Stated goal:
Each line from the line with "What Plotly code" to the line with "import plotly.graph_objects as go", inclusive, is to be repeated exactly; no other line and no picture belongs in the copy.

Data extract:
--- BEGIN ---
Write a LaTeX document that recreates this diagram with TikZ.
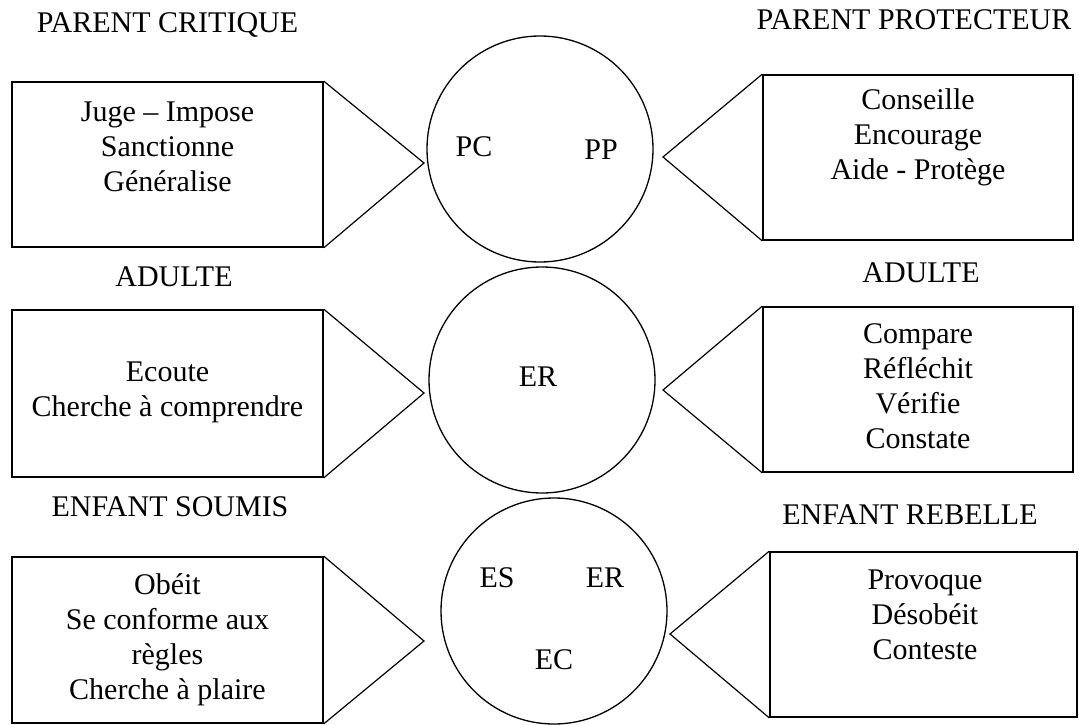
--- END ---
--- BEGIN ---
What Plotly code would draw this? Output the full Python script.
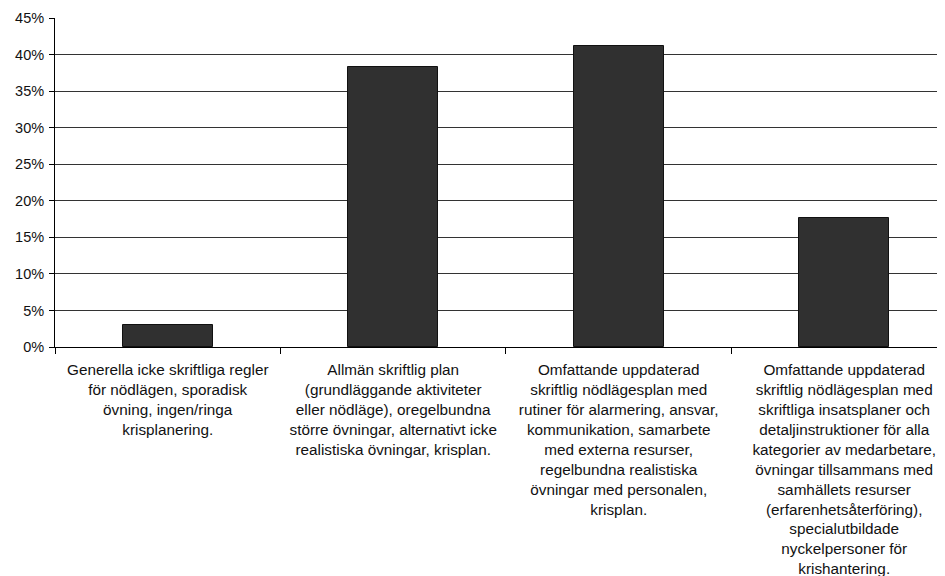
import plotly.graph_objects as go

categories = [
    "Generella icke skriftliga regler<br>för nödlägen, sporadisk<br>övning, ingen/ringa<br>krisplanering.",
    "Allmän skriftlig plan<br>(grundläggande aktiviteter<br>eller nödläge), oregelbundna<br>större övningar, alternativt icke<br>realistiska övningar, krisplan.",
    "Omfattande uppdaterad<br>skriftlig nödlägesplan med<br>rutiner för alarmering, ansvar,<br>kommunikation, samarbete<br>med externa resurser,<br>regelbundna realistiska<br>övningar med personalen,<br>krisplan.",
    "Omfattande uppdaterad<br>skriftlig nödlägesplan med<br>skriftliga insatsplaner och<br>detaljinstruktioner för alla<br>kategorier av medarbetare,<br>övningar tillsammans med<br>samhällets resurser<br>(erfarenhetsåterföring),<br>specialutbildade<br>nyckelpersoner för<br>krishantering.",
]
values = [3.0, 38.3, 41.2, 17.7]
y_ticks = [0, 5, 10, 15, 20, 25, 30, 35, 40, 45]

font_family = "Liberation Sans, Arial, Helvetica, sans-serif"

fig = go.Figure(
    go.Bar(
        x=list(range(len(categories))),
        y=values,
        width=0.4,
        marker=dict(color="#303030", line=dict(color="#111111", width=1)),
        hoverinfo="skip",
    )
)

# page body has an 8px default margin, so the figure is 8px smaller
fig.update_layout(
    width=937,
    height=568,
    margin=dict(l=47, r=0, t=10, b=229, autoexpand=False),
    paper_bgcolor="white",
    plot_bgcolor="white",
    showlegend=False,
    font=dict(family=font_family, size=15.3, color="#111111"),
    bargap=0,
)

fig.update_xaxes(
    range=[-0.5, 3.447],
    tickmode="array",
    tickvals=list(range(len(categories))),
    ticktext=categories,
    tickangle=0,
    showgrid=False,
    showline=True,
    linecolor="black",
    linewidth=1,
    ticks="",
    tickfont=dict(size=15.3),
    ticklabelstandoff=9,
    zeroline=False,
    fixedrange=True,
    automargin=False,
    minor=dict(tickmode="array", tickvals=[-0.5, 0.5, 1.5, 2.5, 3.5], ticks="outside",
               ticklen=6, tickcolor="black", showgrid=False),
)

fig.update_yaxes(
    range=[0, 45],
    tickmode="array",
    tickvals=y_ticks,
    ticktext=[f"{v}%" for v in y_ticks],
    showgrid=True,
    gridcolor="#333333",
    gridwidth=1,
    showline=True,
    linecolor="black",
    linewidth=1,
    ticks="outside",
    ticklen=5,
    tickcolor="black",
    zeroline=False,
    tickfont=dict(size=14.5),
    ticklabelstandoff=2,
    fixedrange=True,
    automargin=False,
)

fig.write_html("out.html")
--- END ---
--- BEGIN ---
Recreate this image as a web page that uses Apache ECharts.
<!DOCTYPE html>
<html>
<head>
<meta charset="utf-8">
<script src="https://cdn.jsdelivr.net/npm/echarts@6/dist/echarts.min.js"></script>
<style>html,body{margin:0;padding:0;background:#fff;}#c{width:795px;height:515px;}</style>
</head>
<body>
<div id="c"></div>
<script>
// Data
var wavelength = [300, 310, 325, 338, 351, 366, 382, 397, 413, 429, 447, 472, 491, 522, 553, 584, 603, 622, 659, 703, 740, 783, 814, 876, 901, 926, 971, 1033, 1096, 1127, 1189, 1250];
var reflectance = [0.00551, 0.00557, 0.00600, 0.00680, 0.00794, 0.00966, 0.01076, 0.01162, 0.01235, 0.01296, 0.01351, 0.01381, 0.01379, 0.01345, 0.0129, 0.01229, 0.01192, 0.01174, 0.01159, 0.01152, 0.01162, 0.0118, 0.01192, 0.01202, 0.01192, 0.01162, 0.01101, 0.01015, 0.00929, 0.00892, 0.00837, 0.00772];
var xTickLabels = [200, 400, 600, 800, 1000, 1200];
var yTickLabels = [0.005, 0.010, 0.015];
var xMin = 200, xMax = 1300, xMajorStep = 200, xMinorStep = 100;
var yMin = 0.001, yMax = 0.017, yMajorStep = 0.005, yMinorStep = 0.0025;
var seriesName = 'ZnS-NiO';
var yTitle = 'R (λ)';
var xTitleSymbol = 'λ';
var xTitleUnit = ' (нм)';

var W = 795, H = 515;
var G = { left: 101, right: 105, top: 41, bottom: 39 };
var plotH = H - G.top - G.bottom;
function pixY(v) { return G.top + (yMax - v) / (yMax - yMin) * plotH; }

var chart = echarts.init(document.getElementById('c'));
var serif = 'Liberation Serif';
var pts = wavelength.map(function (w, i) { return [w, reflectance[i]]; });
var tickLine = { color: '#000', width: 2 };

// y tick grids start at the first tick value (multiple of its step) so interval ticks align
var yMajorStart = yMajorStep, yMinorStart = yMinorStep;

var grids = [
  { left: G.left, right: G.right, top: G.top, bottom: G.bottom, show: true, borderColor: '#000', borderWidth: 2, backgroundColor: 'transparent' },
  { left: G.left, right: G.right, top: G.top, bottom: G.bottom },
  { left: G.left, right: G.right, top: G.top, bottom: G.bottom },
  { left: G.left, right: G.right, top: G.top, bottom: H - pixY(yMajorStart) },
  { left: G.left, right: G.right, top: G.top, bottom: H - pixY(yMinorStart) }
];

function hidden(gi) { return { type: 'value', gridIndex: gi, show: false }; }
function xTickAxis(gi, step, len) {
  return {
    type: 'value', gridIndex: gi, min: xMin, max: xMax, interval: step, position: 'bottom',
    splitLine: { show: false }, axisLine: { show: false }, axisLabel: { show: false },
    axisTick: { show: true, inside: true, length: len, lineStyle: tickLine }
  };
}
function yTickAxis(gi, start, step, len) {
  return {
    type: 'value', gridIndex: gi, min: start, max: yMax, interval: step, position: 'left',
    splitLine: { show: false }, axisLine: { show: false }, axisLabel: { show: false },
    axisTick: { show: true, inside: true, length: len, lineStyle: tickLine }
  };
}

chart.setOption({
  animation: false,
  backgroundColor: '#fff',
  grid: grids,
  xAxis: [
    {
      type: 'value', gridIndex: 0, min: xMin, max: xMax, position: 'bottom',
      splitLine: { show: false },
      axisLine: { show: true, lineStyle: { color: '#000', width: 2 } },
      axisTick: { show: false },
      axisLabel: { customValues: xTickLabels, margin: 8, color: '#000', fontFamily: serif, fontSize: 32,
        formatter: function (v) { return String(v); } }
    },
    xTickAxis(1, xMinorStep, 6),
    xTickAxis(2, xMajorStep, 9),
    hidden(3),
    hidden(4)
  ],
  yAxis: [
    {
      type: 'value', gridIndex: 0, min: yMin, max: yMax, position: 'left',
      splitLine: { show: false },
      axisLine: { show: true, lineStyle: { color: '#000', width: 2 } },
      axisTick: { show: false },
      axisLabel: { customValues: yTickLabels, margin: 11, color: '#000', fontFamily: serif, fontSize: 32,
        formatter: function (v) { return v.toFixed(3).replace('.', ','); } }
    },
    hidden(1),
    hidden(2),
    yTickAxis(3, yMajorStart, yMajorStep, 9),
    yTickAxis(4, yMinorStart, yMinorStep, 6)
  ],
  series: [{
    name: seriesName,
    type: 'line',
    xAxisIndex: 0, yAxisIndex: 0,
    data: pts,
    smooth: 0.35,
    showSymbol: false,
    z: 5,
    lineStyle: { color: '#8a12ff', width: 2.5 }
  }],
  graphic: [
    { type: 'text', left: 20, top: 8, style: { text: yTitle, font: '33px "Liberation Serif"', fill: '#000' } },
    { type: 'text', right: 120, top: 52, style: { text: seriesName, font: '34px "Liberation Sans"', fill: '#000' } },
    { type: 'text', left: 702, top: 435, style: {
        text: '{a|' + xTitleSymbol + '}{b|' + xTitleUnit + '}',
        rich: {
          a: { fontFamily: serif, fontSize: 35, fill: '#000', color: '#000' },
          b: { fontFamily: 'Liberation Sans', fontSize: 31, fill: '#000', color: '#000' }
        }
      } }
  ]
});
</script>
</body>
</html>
--- END ---
Task solution:
What Plotly code would draw this? Output the full Python script.
import plotly.graph_objects as go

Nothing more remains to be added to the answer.